Sudamérica se halla compuesta por diez democracias presidencialistas (Argentina, Bolivia –ligeramente parlamentarizada--, Brasil, Chile, Colombia, Ecuador, Paraguay, Perú, Uruguay y Venezuela). En ellas, la figura del primer mandatario adquiere un lugar preponderante. Sin embargo, el mismo contiene claras diferencias según el país que estemos mirando, pues estas democracias se agrupan en dos modelos, pese a que en el interior de cada uno se plantean distinciones obvias, propias de las idiosincrasias locales: un presidencialismo personalista, donde el primer mandatario ejerce el poder bajo la consigna “el estado soy yo”. O, por el contrario, uno con mayores grados de institucionalidad, donde la relevancia del jefe de estado es acompañada por el reconocimiento de otras instituciones que hacen al gobierno nacional, como el parlamento, y los partidos políticos, la corte suprema de justicia y los estados subnacionales (en el caso de los sistemas federales). Los dos patrones atraviesan gobiernos de signo político disímil, es decir más inclinados hacia la izquierda o más corridos hacia la derecha.
Desde que la tercera ola de democratización bañó las costas sureñas, a mediados de los años setenta, el modelo personalista se ha caracterizado por la presencia de dos fenómenos contrapuestos: liderazgos hegemónicos con alta concentración personal de poder en manos del presidente –con tendencia a reformar la constitución para ser reelectos (Carlos Menem y Néstor Kirchner en la Argentina, Alvaro Uribe en Colombia, Hugo Chávez en Venezuela, el primer Alan García y Alberto Fujimori en Perú) y su contracara, jefes de estado que no alcanzaron a cumplir su mandato dada su debilidad política e institucional, aunque su salida anticipada no resultó del clásico golpe de estado del pasado sino de acuerdos partidarios ocurridos en los parlamentos. Los ejemplos de mandatos incumplidos abundan en ocho de las diez naciones mencionadas. La excepción la constituyen Chile y Uruguay.
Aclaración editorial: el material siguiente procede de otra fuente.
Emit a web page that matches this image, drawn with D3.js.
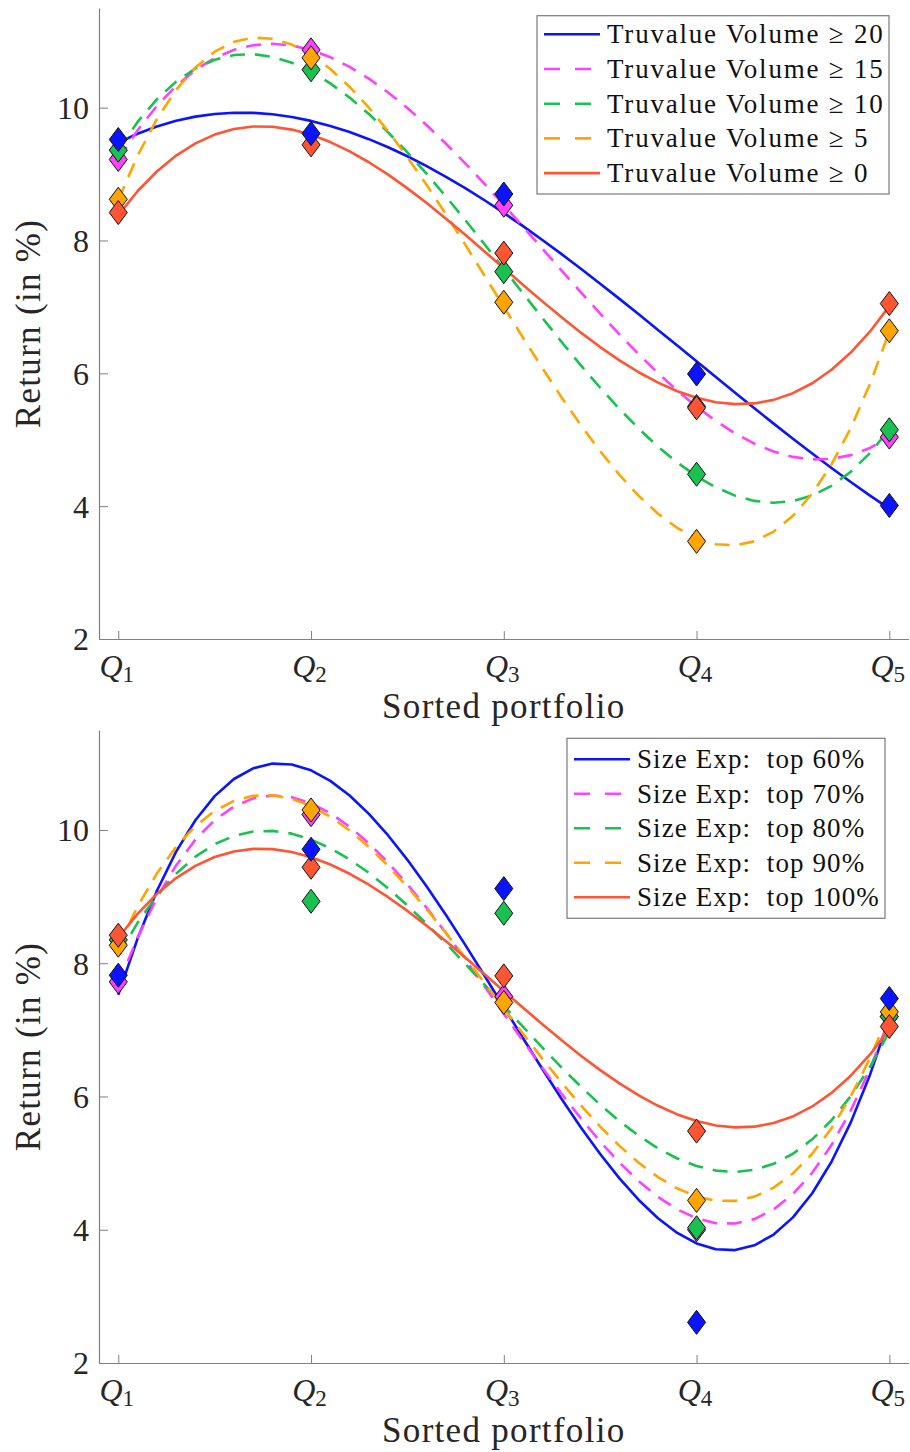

Ambos diseños, personalista e institucionalista, conllevan también distintas formas de resolución de los conflictos: mientras en el primero buena parte de los jefes de estado tienden a utilizar la personalización del poder para gobernar, hasta donde es posible, a su antojo; en el segundo los conflictos apuntan a dirimirse a través del diálogo y de la participación de los intereses organizados y de la sociedad civil. Desde mediados de la década del setenta, Sudamérica ha visto ejemplos de presidencialismos personalistas en Argentina, Bolivia, Colombia, Ecuador, Paraguay, Perú y Venezuela; al tiempo que Chile y Uruguay, ejemplos del segundo, encuentran bastante más acotado el ejercicio del poder presidencial. Finalmente, Brasil se halla en transición del primer modelo al segundo, pues avanza en el camino de fortalecer las reglas. Este pasaje lejos de desmerecer a su último presidente, Ignacio (Lula) da Silva, le otorgó mejores credenciales, tal como lo vimos en la despedida que realizó la ciudadanía brasileña al otorgarle 87% de imagen positiva. Al finalizar sus mandatos, un destino similar les fue reservado a Ricardo Lagos y Michele Bachelet en Chile y a Tabaré Vázquez en Uruguay.
En una palabra, los liderazgos del jefe de estado no sólo no quedan opacados en los presidencialismos institucionales, por el contrario, sobresalen a partir de desempeñar un papel más difícil y riesgoso: jugar su voluntad política atados a la ley y en acuerdo con otros poderes políticos y sociales que limitan y recortan el propio. Sus logros al ser compartidos encierran dos ventajas. Primero, devuelven mayor responsabilidad al sistema democrático que al presidente. Segundo, los cambios tienden a ser duraderos.